Parker: With this, his first venture into state politics, Parker said his priority is to balance the budget. He said he already has come up with his own plans for doing that.
"The income from the permanent fund should be split in half. Half of it can continue to pay dividends, and the other half should be used to invest in money-making enterprises. It could also fund projects such as the Susitna Dam."
He said he would vote yes on the tax cap and believes that state and federal programs for seniors are adequate and don't need to be changed.
Reynolds: Also a newcomer to the political arena, Reynolds emphasized that she is for the people and will listen to her constituency on all critical issues. Her priority is to protect the permanent fund and see that it cannot be touched without a vote of the people.
"I want to return government to the people and make sure it lives within its means. Other representatives have been elected to office then turned a deaf ear to the people. I want to change that."

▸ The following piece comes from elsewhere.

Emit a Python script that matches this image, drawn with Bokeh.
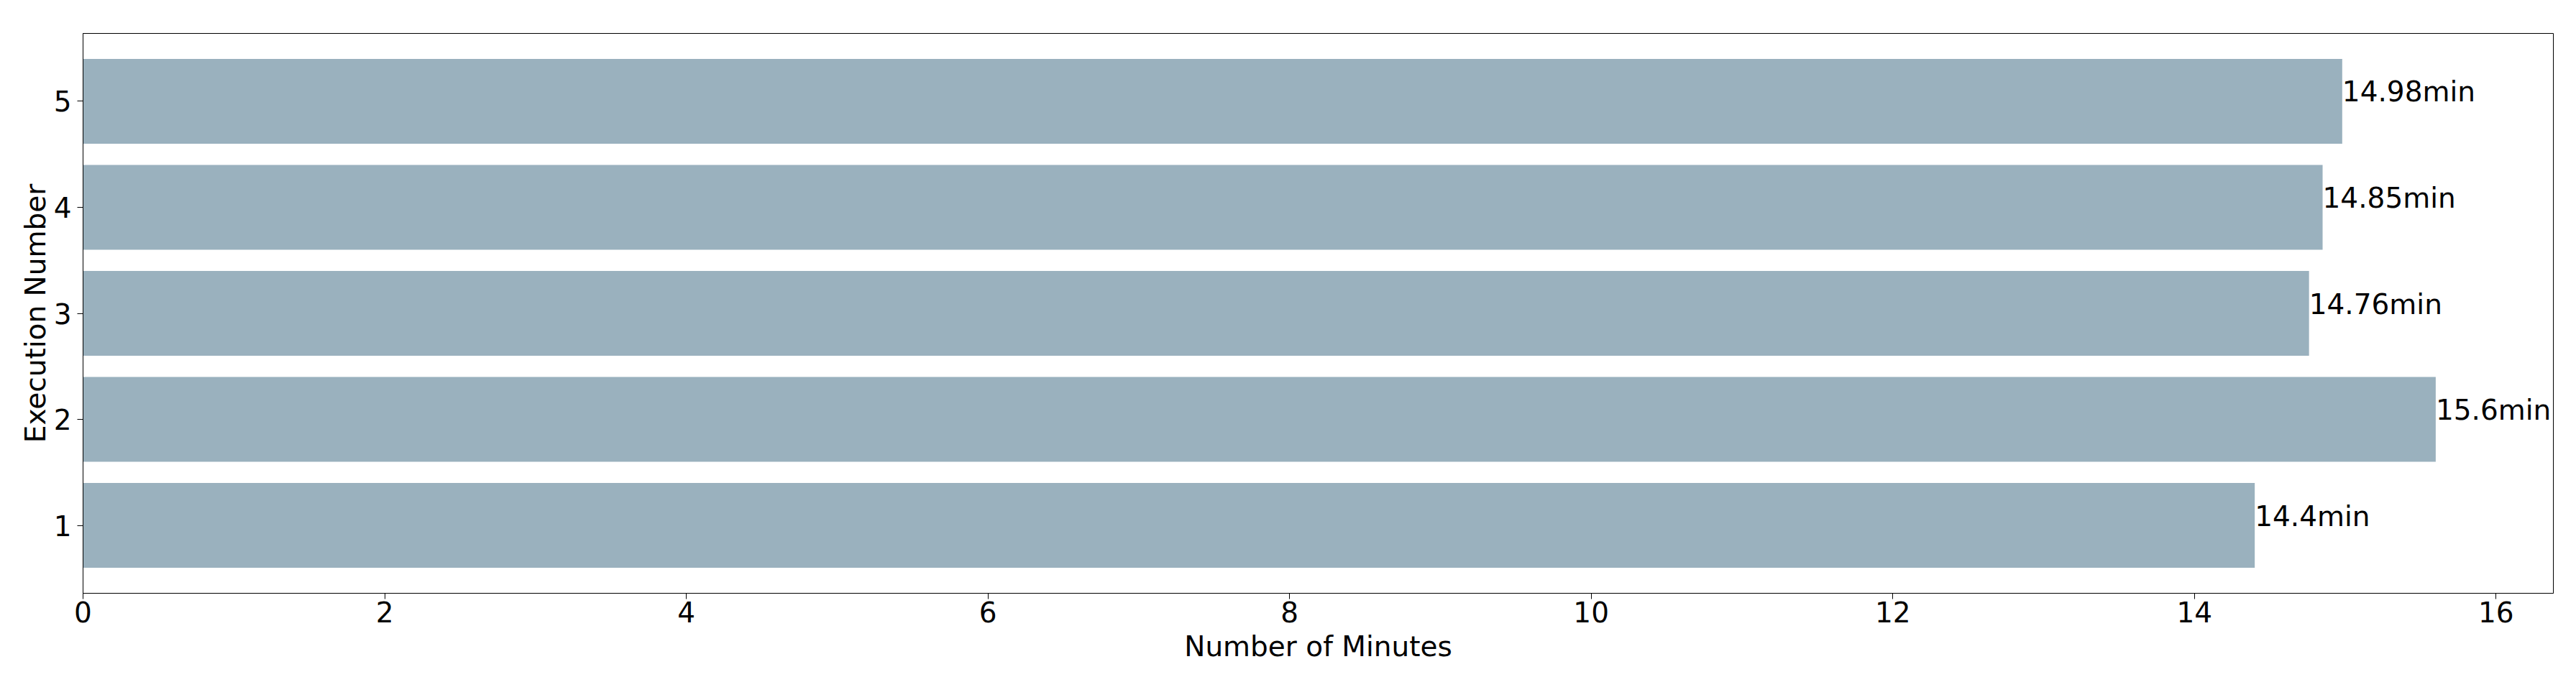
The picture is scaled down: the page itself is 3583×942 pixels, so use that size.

She said she is undecided on the tax cap and will work to protect seniors' Longevity Bonus and give them greater access to state programs.
Smith: Remarks for Larry Smith were given by his father, Red Smith, at the senior center forum. He said his son is a "workhorse for the Republican party."
"We need a future for people in Alaska," Smith said. "We've drifted too far from our constitutional mandates. My son will work to change that."
Sprague: A past member of the Soldotna City Council, the assembly member said his greatest priority is improving Alaska's education system.
"Our schools and universities should be the best in the nation. That is the foundation for everything else we do. It will provide economic stability and take us out of the 'boom and bust' cycle. We need to educate our children here and keep them here."
He said he would vote no on the tax cap and would work toward providing a more stable economy to fund programs for seniors.